Lucas Jordão Cunha, o novo secretário de fomento, tem apenas um perfil no Instagram, numa conta fechada e com poucos seguidores. Já o recém-empossado presidente da Fundação Palmares, Marco Antonio Evangelista, nem nas redes sociais parece estar. Uma busca por seu nome no Google retorna pouca informação além de um currículo no sistema Lattes atualizado pela última vez há quase dez anos.
Por que o governo escolheu para a Cultura, agora, servidores com presença tímida na internet? Para o sociólogo Paulo Niccoli Ramirez, professor da Escola Superior de Propaganda e Marketing, é uma dupla estratégia do gabinete de Bolsonaro às vésperas das eleições.
Servidores discretos nas redes sociais, afirma Ramirez, têm a “intenção de agradar o centrão e silenciar qualquer problema e novas polêmicas que possam prejudicar Bolsonaro”. As polêmicas causadas por Frias e Porciuncula recebiam uma onda de reações negativas da classe artística, que, usando a influência que tem sobre seus milhões de seguidores, acabava pondo uma parte da opinião pública contra o governo.

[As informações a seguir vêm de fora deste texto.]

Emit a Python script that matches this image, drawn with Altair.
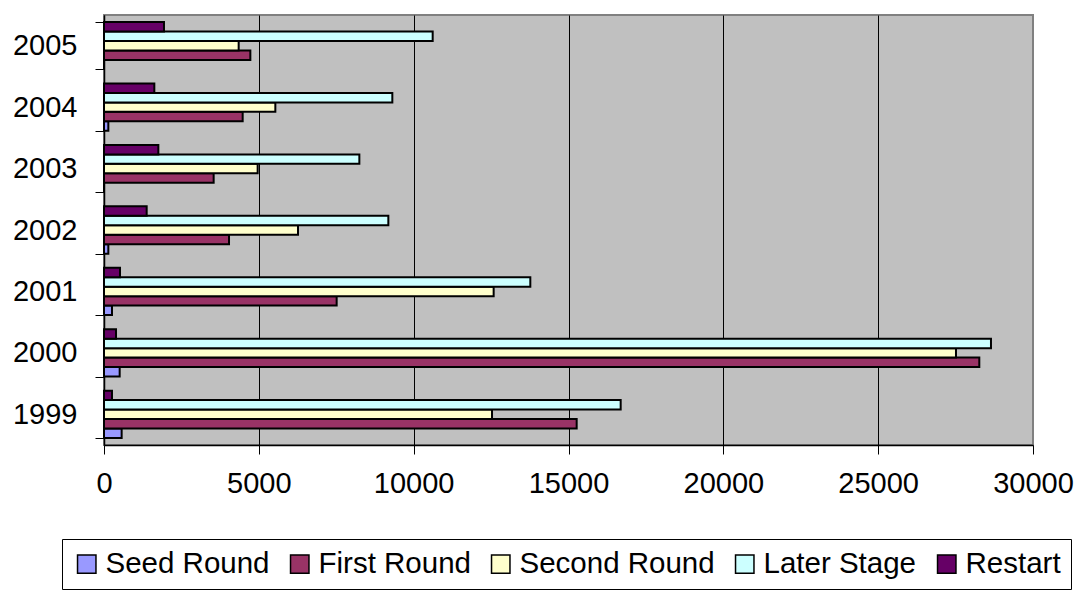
import altair as alt
import pandas as pd

# Venture investment by financing stage, 1999-2005
years = ["1999", "2000", "2001", "2002", "2003", "2004", "2005"]
stages = ["Seed Round", "First Round", "Second Round", "Later Stage", "Restart"]
stage_colors = ["#9999FF", "#993366", "#FFFFCC", "#CCFFFF", "#660066"]

seed_round = [570, 506, 258, 140, 0, 140, 0]
first_round = [15264, 28266, 7513, 4037, 3541, 4478, 4726]
second_round = [12530, 27513, 12583, 6265, 4962, 5533, 4349]
later_stage = [16685, 28643, 13767, 9182, 8246, 9311, 10614]
restart = [258, 388, 517, 1378, 1755, 1625, 1937]

x_ticks = [0, 5000, 10000, 15000, 20000, 25000, 30000]

series = [seed_round, first_round, second_round, later_stage, restart]
rows = []
for stage, values in zip(stages, series):
    for year, v in zip(years, values):
        rows.append({"year": year, "stage": stage, "amount": v})
df = pd.DataFrame(rows)

font = "Liberation Sans"

bars = alt.Chart(df).mark_bar(stroke="black", strokeWidth=2).encode(
    x=alt.X(
        "amount:Q",
        scale=alt.Scale(domain=[0, 30000], nice=False, zero=True),
        axis=alt.Axis(
            title=None,
            values=x_ticks,
            format="d",
            grid=True,
            gridColor=alt.ExprRef("datum.value >= 30000 ? '#808080' : 'black'"),
            gridWidth=1,
            domainColor="black",
            domainWidth=1.5,
            tickColor="black",
            tickSize=9,
            labelFont=font,
            labelFontSize=29,
            labelColor="black",
            labelPadding=15,
            labelFlush=False,
            labelOverlap=False,
        ),
    ),
    y=alt.Y(
        "year:N",
        sort=years[::-1],
        scale=alt.Scale(paddingInner=0.23, paddingOuter=0.115),
        axis=alt.Axis(
            title=None,
            tickBand="extent",
            domainColor="black",
            domainWidth=1.5,
            tickColor="black",
            tickSize=9,
            labelFont=font,
            labelFontSize=29,
            labelColor="black",
            labelPadding=18,
        ),
    ),
    yOffset=alt.YOffset(
        "stage:N",
        sort=stages[::-1],
        scale=alt.Scale(paddingInner=0, paddingOuter=0),
    ),
    fill=alt.Fill(
        "stage:N",
        scale=alt.Scale(domain=stages, range=stage_colors),
        legend=alt.Legend(
            title=None,
            orient="none",
            legendX=-42,
            legendY=524,
            direction="horizontal",
            columns=5,
            strokeColor="black",
            padding=10,
            symbolType="square",
            symbolSize=340,
            symbolStrokeColor="black",
            symbolStrokeWidth=1.5,
            symbolOpacity=1,
            labelFont=font,
            labelFontSize=29.5,
            labelColor="black",
            labelOffset=4,
            labelLimit=0,
            columnPadding=15,
        ),
    ),
)

chart = bars.properties(
    width=929,
    height=430,
    autosize=alt.AutoSizeParams(type="none"),
    padding={"left": 104, "top": 15, "right": 49, "bottom": 145},
    background="white",
).configure_view(
    fill="#C0C0C0",
    stroke="#808080",
    strokeWidth=2,
)

chart.save("out.html", embed_options={"renderer": "svg", "actions": False})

A ideia, acrescenta o professor, é também conquistar os votos dos eleitores da direita moderada, que provavelmente votariam em Sergio Moro, agora fora da disputa para as eleições presidenciais. Ramirez define esse eleitorado como neoliberal e não conservador na pauta de costumes, preocupado com a diversidade nas empresas e a questão do racismo em instituições públicas.
“Os falastrões que faziam parte da pasta da Cultura”, prossegue Ramirez, agora se beneficiam da popularidade que as polêmicas trouxeram a eles e tentam converter esse capital em votos. Frias e Camargo concorrem a deputado federal por São Paulo, e Porciuncula, a deputado federal pela Bahia, todos filiados ao Partido Liberal, o mesmo de Bolsonaro.

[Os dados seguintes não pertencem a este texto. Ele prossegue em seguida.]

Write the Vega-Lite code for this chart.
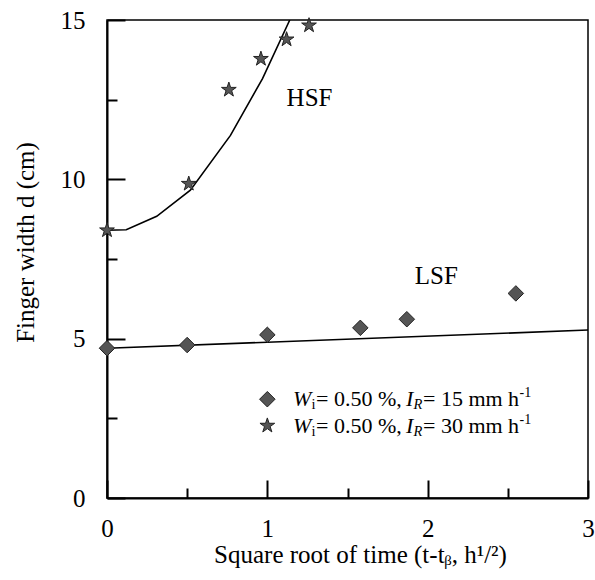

Segundo Ivana Bentes, pesquisadora da Escola de Comunicação da Universidade Federal do Rio de Janeiro, Frias na Cultura e Camargo na Palmares já cumpriram a agenda moral e a guerra cultural que Bolsonaro anunciou que faria, ao pôr um negro contra os interesses dos negros e um ator de TV para desmontar o campo cultural.

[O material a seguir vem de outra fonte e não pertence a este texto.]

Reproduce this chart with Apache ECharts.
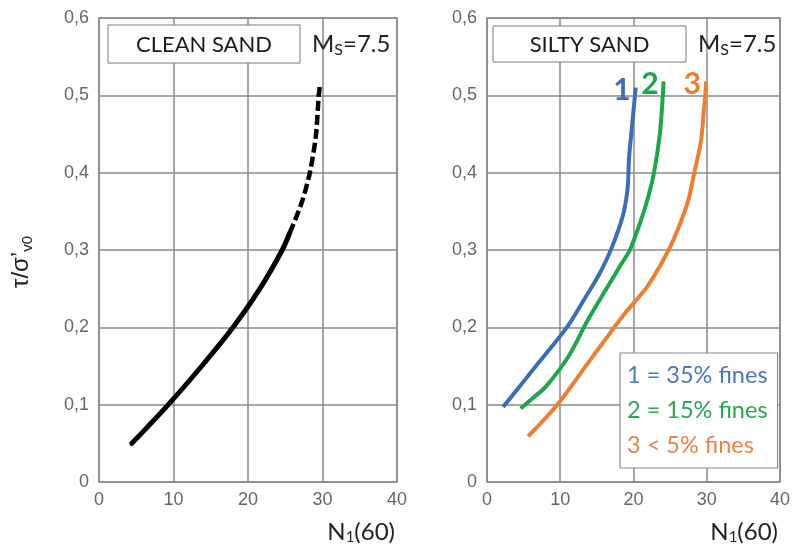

Bolsonaro pode se vangloriar desse cenário de destruição com seus eleitores, afirma ela, acrescentando que tudo bem entrarem burocratas ou funcionários de carreira agora. “Se não fizerem nada, estarão ajudando a avançar o processo de deterioração que foi iniciado.”
Além disso, segundo Bentes, o “discurso alucinatório” que elegeu Bolsonaro, de ditadura gay, mamata da Lei Rouanet e ameaça comunista se enfraquece diante de uma economia deteriorada, da alta dos combustíveis e do desemprego galopante.
A professora também lembra o poder de mobilização de artistas, celebridades e atores contra o presidente, o que chama de “ativismo mainstream” por não vir nem da esquerda, nem da direita, nem de grupos sectários.
Ela dá como exemplo a reação ruidosa de Anitta e Pabllo Vittar contra a tentativa de censura do Tribunal Superior Eleitoral a manifestações políticas no festival Lollapalooza. “Fora, Bolsonaro”, escreveu Anitta numa rede, chamando a medida de um ato de censura.
Wilson Gomes, professor de comunicação da Universidade Federal da Bahia e colunista deste jornal, afirma não saber se há uma intenção clara na escolha de perfis discretos, mas a estratégia do bolsonarismo de recrutar todos os perfis ruidosos e com visibilidade para tentar mandatos está evidente.
Segundo ele, “resta saber se o propósito é baixar o perfil —ou a capacidade de criar rumor e atrair a atenção—, ou é se deixar os cargos em compasso de espera para alguma indicação futura dos aliados, se for necessário acomodar interesses”.